12 Exclusions and limitation of liability
(a) The Customer expressly agrees that use of the Goods and Services is at the Customer's risk. To the full extent allowed by law, the Supplier's liability for breach of any term implied into these terms by any law is excluded.
(b) The Supplier gives no warranty in relation to the Services provided or supplied. Under no circumstances is the Supplier or any of its suppliers liable or responsible in any way to the Customer or any other person for any loss, damages, costs, expenses or other claims (including consequential damages and loss of profits or loss of revenues) as a result, direct or indirect of any defect, deficiency or discrepancy in the Goods or Services. This includes their form, content and timeliness of deliveries, failure of performance, error, omission, defect, including, without limitation, for and in relation to any of the following:
(i) any Goods or Services supplied to the Customer;
(ii) any delay in supply of the Goods or Services; or
(iii) any failure to supply the Goods or Services.

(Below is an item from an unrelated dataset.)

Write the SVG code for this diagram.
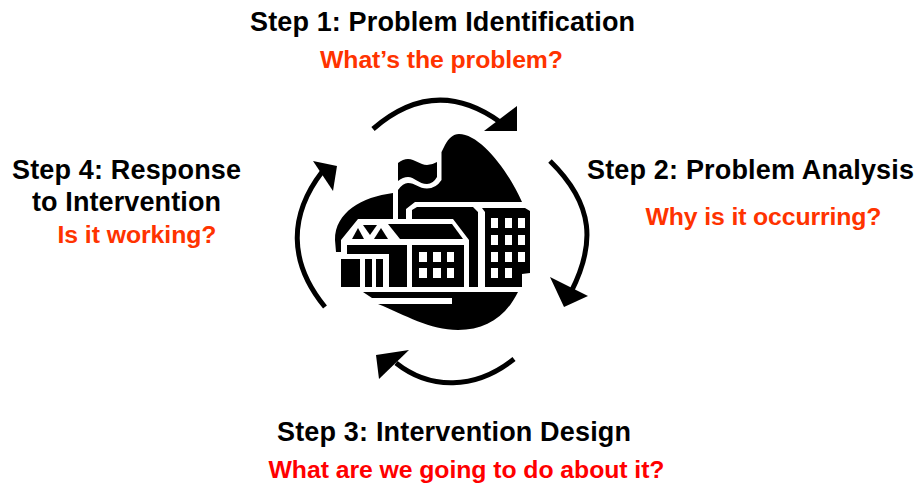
<svg xmlns="http://www.w3.org/2000/svg" width="917" height="483" viewBox="0 0 917 483">
<style>
text{font-family:"Liberation Sans",Arial,sans-serif;font-weight:700}
.h{font-size:27px;fill:#000}
.o{font-size:24.800px;fill:#f30}
.r{font-size:24.800px;fill:#f00}
.arc{fill:none;stroke:#000;stroke-width:5}
.k{fill:#000}
.w{fill:#fff}
</style>
<rect width="917" height="483" fill="#fff"/>
<g id="connectors">
<path class="arc" d="M373,129 Q435,75 500,122"/>
<polygon class="k" points="517,106 517,131 484,131"/>
<path class="arc" d="M550,161 C595,205 595,245 571,292"/>
<polygon class="k" points="550,277 588,296 564,307"/>
<path class="arc" d="M514,359 C475,390 430,390 396,363"/>
<polygon class="k" points="409,350 376,355 379,379"/>
<path class="arc" d="M325,307 C288,262 289,215 322,172"/>
<polygon class="k" points="313,161 337,166 333,191"/>
</g>
<g id="school">
<path class="k" d="M393,193 C362,197 335,212 335,240 L336,252 L341,252 L341,240 L358,219 L393,219 Z"/>
<path class="k" d="M441.500,152 L445,145 C449,138 453,134 459,134 C480,134 508,170 522,202 L415,202 L406,209 L406,219 L398,219 L398,190 Q403,183 408,183 C415,183 419,188.500 427,188.500 Q436,188.500 441.500,180 Z"/>
<path class="k" d="M398,163 Q403,159 408,159 C415,159 420,165 427,165 Q432,165 437,162 L437,177 Q433,184 427,184 C419,184 414,177 408,177 Q403,177 398,181 Z"/>
<path class="k" d="M412,219 L412,210 L417,207 L473,207 L478,212 L478,287 L469,287 L469,240 L453,219 Z"/>
<polygon class="k" points="388,224 452,224 463,239 400,239"/>
<polygon class="k" points="363,225 377,225 370,235"/>
<polygon class="k" points="358,228 364,239 352,239"/>
<polygon class="k" points="381,228 388,239 374,239"/>
<polygon class="k" points="347,245 407,245 407,287 389,287 389,254 347,254"/>
<rect class="k" x="341" y="259" width="19" height="28"/>
<rect class="k" x="365" y="259" width="7" height="28"/>
<rect class="k" x="376" y="259" width="7" height="28"/>
<rect class="k" x="412" y="245" width="52" height="42"/>
<rect class="w" x="419" y="252" width="8" height="10"/>
<rect class="w" x="433" y="252" width="8" height="10"/>
<rect class="w" x="447" y="252" width="7" height="10"/>
<rect class="w" x="419" y="268" width="8" height="10"/>
<rect class="w" x="433" y="268" width="8" height="10"/>
<rect class="w" x="447" y="268" width="7" height="10"/>
<polygon class="k" points="482,208 525,208 530,211 530,273 522,274 522,287 485,287 485,212"/>
<rect class="w" x="491" y="218" width="7" height="10"/>
<rect class="w" x="505" y="218" width="7" height="10"/>
<rect class="w" x="518" y="218" width="7" height="10"/>
<rect class="w" x="491" y="235" width="7" height="10"/>
<rect class="w" x="505" y="235" width="7" height="10"/>
<rect class="w" x="518" y="235" width="7" height="10"/>
<rect class="w" x="491" y="252" width="7" height="10"/>
<rect class="w" x="505" y="252" width="7" height="10"/>
<rect class="w" x="518" y="252" width="7" height="10"/>
<rect class="w" x="491" y="268" width="7" height="10"/>
<rect class="w" x="505" y="268" width="7" height="10"/>
<path class="k" d="M363,292 L518,292 C505,318 485,330 458,330 C430,330 405,315 378,304 L452,304 L452,298 L372,298 Z"/>
</g>
<g id="step1">
<text class="h" x="250" y="31" textLength="385">Step 1: Problem Identification</text>
<text class="o" x="320" y="68" textLength="243">What’s the problem?</text>
</g>
<g id="step2">
<text class="h" x="587" y="179" textLength="327">Step 2: Problem Analysis</text>
<text class="o" x="645.500" y="225" textLength="236">Why is it occurring?</text>
</g>
<g id="step3">
<text class="h" x="277" y="441" textLength="354">Step 3: Intervention Design</text>
<text class="r" x="268.500" y="478" textLength="396">What are we going to do about it?</text>
</g>
<g id="step4">
<text class="h" x="12" y="179" textLength="229">Step 4: Response</text>
<text class="h" x="32" y="211" textLength="189">to Intervention</text>
<text class="o" x="57.500" y="243" textLength="159">Is it working?</text>
</g>
</svg>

(c) Any advice, recommendation, information, assistance or service given by the Supplier in relation to Goods or Services or both, is given in good faith and is believed to be accurate, appropriate and reliable at the time it is given. It is provided without any warranty or accuracy, appropriateness or reliability. The Supplier does not accept any liability or responsibility for any Loss suffered as a result of the Customer's reliance on such advice, recommendation, information, assistance or service.
(d) To the fullest extent permissible at law, the Supplier is not liable for any direct, indirect, punitive, incidental, special, consequential damages or any damages whatsoever including, without limitation, damages for loss of use, data or profits, arising out of or in any way connected with the provision of or failure to provide Goods or Services, or otherwise arising out of the provision of Goods or the Services, whether based on terms, negligence, strict liability or otherwise, even if the Supplier has been advised of the possibility of damages.
(e) The ACL may give to the Customer certain consumer guarantees, which cannot be restricted, limited or varied.
13 Indemnity
(a) The Customer indemnifies and keeps indemnified the Supplier, its servants and agents in respect of any claim or demand made or action commenced by any person (including, but not limited to, the Customer) against the Supplier or, for which the Supplier is liable, in connection with any Loss arising from or incidental to the provision of Goods or Services, any Order or the subject matter of these terms.
(b) This includes, but is not limited to, any legal costs incurred by the Supplier in relation to meeting any claim or demand or any party or party legal costs for which the Supplier is liable in connection with any such claim or demand.
(c) This provision remains in force after the termination of these terms.
14 Force majeure
(a) If circumstances beyond the Supplier's control prevent or hinder its provision of the Goods or Services, the Supplier is free from any obligation to provide the Goods or Services while those circumstances continue. The Supplier may elect to terminate this agreement or keep the agreement on foot until such circumstances have ceased.
(b) Circumstances beyond the Supplier's control include, but are not limited to, unavailability of materials or components, strikes, lockouts, riots, natural disasters, fire, war, acts of God, government decrees, proclamations or orders, transport difficulties and failures or malfunctions of computers or other information technology systems.
15 Miscellaneous
(a) These terms are governed by the laws of the state of New South Wales and each party irrevocably submits to the non-exclusive jurisdiction of the courts of that state or territory.
(b) In entering into these terms, the Customer has not relied on any warranty, representation or statement, whether oral or written, made by the Supplier or any of its employees or agents relating to or in connection with the subject matter of these terms.
(c) If any provision of these terms at any time is or becomes void, voidable or unenforceable, the remaining provisions will continue to have full force and effect.